Effects of permeability barriers and pore fluids on S-wave attenuation

We study seismic attenuation of P- and S-waves caused by the physical mechanism of wave-induced fluid flow at the mesoscopic scale. Stress relaxation experiments are numerically simulated by solving Biot’s equations for consolidation of two-dimensional poroelastic media with finite-element modeling. The experiments yield timedependent stress-strain relations that are used to calculate the complex moduli from which frequency-dependent attenuation is determined. Our model consists of periodically distributed circular or elliptical heterogeneities with much lower porosity and permeability than the background medium, which contains 80% of the total pore space of the medium. This model can represent a hydrocarbon reservoir, where the porous background is either fully saturated with oil or gas, and the low porosity regions are always saturated with water.
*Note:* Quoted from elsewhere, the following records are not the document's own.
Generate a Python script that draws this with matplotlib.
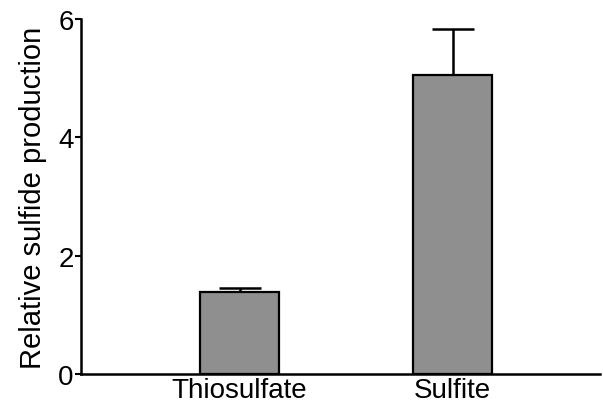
import matplotlib.pyplot as plt

plt.rcParams['font.family'] = ['Liberation Sans', 'DejaVu Sans']

categories = ["Thiosulfate", "Sulfite"]
means = [1.38, 5.05]
errors = [0.08, 0.78]

fig = plt.figure(figsize=(6.03, 4.10), dpi=100)
ax = fig.add_axes([0.134, 0.085, 0.861, 0.866])

x = list(range(len(categories)))
ax.bar(x, means, width=0.37, color="#8f8f8f", edgecolor="black", linewidth=1.6, zorder=2)
ax.errorbar(x, means, yerr=[[0] * len(errors), errors], fmt="none", ecolor="black",
            elinewidth=1.8, capsize=14.8, capthick=1.8, zorder=1)

ax.set_xlim(-0.744, 1.69)
ax.set_ylim(0, 6)
ax.set_yticks([0, 2, 4, 6])
ax.set_xticks(x)
ax.set_xticklabels(categories, fontsize=20)
ax.tick_params(axis="x", length=0, pad=2)
ax.tick_params(axis="y", length=4, width=1.5, labelsize=20, pad=1)
ax.set_ylabel("Relative sulfide production", fontsize=21, labelpad=8)

for side in ["top", "right"]:
    ax.spines[side].set_visible(False)
ax.spines["left"].set_linewidth(1.8)
ax.spines["bottom"].set_linewidth(1.8)

fig.savefig("out.png", dpi=100)
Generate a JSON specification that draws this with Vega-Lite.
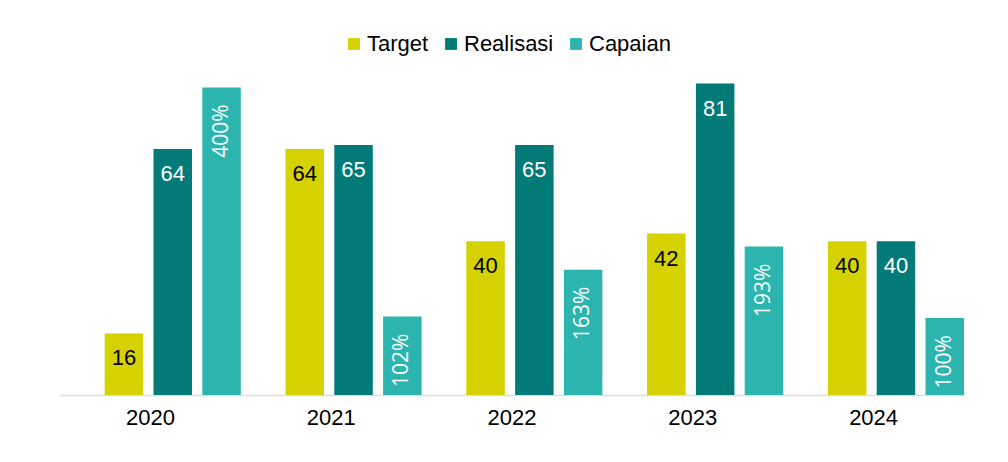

Three different saturation scenarios were considered: oil-saturated (80% oil, 20% water), gas-saturated (80% gas, 20% water), and fully water-saturated medium. Varying the dry bulk and shear moduli in the background and in the heterogeneities, a consistent tendency is observed in the relative behavior of the S-wave attenuation among the different saturation scenarios. First, in the gas-saturated media the S-wave attenuation is very low and much lower than in the oil-saturated or in the fully water-saturated media. Second, at low frequencies the S-wave attenuation is significantly higher in the oil-saturated media than in the fully water-saturated media. The P-wave attenuation exhibits a more variable relative behavior among the different saturation degrees, but one tendency is observed: At low frequencies the P-wave attenuation is higher in the oil-saturated media than in the fully water-saturated media. Based on the mechanism of wave-induced fluid flow and on our numerical results we suggest that the Swave attenuation could be used as an indicator of fluid content in a reservoir, in addition to the P-wave attenuation. We also studied the influence of impermeable barriers in the medium. No effect is expected for P-wave attenuation. However, the impermeable barriers cause a significant increase in S-wave attenuation. This suggests that S-wave attenuation could be an indicator of permeability changes in, for example, fracturing operations.